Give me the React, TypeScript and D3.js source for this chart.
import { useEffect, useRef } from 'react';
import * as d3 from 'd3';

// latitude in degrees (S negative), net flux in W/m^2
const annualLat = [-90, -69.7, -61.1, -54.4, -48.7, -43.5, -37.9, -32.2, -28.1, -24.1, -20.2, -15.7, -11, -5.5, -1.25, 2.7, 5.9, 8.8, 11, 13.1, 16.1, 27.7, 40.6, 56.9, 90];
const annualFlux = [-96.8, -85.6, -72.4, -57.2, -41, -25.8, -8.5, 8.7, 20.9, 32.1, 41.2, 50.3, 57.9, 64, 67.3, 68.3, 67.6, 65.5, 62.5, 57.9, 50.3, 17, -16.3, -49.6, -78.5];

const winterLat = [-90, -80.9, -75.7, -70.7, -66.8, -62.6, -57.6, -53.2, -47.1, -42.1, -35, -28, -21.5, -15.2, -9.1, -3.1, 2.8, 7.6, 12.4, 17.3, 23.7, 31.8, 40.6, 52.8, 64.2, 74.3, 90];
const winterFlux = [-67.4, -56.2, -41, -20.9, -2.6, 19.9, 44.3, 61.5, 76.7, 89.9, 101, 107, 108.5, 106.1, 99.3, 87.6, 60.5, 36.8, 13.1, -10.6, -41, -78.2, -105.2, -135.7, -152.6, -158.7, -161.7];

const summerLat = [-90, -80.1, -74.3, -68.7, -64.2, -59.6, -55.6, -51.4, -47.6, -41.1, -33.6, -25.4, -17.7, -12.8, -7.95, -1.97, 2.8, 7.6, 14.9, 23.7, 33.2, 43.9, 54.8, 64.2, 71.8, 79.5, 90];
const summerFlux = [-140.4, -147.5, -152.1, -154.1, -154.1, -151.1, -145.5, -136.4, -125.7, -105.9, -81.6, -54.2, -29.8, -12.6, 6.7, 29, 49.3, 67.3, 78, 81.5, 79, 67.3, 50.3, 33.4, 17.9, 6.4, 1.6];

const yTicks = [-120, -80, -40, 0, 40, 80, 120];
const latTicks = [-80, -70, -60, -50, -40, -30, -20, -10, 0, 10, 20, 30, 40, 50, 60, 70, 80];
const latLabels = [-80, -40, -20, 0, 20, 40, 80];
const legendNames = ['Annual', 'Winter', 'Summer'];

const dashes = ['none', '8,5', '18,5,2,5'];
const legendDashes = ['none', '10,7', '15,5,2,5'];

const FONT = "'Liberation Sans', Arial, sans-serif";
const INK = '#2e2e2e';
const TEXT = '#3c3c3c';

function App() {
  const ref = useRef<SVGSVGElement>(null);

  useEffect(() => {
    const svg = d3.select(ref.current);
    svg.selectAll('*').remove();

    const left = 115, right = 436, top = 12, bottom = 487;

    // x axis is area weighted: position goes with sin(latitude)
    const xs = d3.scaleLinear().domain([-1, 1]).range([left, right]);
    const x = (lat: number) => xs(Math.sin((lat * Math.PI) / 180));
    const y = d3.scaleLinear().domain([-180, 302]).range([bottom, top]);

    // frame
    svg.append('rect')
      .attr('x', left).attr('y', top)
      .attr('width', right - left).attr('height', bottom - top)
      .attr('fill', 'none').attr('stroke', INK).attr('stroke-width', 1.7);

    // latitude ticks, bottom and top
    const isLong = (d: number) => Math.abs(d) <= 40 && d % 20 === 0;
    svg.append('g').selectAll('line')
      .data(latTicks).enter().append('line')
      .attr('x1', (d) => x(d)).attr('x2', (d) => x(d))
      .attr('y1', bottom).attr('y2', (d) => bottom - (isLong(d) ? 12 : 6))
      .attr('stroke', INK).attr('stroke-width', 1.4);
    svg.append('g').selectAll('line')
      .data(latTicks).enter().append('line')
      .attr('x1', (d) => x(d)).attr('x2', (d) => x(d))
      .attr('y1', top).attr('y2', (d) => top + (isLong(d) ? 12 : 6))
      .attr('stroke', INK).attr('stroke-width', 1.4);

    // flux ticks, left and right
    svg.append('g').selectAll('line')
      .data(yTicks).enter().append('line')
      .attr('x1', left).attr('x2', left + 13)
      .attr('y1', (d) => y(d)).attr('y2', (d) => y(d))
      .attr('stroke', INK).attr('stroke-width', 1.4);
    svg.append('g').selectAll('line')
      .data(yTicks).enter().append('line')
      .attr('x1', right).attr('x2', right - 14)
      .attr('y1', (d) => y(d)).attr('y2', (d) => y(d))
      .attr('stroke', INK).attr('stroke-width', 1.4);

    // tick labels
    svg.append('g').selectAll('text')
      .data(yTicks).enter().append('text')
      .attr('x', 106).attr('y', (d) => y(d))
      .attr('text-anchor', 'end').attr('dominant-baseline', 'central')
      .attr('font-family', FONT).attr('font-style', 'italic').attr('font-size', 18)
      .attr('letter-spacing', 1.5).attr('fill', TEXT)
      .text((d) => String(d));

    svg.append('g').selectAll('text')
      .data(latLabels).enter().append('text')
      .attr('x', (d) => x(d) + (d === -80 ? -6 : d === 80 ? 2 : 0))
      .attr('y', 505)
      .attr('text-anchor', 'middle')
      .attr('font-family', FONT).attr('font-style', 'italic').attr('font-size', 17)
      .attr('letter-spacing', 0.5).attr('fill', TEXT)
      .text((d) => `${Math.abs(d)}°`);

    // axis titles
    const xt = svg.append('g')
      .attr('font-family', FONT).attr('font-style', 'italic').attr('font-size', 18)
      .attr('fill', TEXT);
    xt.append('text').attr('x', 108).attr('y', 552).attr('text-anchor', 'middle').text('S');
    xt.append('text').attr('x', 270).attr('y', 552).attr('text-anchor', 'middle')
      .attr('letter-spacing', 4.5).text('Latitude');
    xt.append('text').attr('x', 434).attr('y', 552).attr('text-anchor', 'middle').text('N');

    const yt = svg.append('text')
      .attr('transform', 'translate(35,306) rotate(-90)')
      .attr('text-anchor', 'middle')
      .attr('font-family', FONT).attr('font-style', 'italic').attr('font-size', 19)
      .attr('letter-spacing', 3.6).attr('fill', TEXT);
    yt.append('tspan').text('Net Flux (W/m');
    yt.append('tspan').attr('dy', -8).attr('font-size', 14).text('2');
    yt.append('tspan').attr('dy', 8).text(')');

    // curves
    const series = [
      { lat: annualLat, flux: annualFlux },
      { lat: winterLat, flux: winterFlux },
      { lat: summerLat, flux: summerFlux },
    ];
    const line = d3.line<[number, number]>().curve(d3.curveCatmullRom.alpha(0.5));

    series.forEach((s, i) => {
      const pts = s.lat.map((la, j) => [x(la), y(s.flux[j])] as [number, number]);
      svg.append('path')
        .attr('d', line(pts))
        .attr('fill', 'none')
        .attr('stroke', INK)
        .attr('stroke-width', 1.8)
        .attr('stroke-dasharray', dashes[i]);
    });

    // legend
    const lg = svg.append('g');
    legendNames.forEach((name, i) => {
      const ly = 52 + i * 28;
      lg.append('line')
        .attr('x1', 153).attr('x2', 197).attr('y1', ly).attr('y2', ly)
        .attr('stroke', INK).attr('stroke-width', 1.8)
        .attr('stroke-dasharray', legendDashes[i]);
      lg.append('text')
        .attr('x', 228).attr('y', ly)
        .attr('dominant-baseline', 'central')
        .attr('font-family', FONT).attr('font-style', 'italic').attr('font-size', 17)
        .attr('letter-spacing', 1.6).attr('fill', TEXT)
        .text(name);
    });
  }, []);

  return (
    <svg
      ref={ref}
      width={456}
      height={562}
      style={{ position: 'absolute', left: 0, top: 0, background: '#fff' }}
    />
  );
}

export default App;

* What to do
Word for word, reproduce the listing above from its start up to and including the line that has "-16.3, -49.6, -78.5];". Give only those lines.

* Complete output
Give me the React, TypeScript and D3.js source for this chart.
import { useEffect, useRef } from 'react';
import * as d3 from 'd3';

// latitude in degrees (S negative), net flux in W/m^2
const annualLat = [-90, -69.7, -61.1, -54.4, -48.7, -43.5, -37.9, -32.2, -28.1, -24.1, -20.2, -15.7, -11, -5.5, -1.25, 2.7, 5.9, 8.8, 11, 13.1, 16.1, 27.7, 40.6, 56.9, 90];
const annualFlux = [-96.8, -85.6, -72.4, -57.2, -41, -25.8, -8.5, 8.7, 20.9, 32.1, 41.2, 50.3, 57.9, 64, 67.3, 68.3, 67.6, 65.5, 62.5, 57.9, 50.3, 17, -16.3, -49.6, -78.5];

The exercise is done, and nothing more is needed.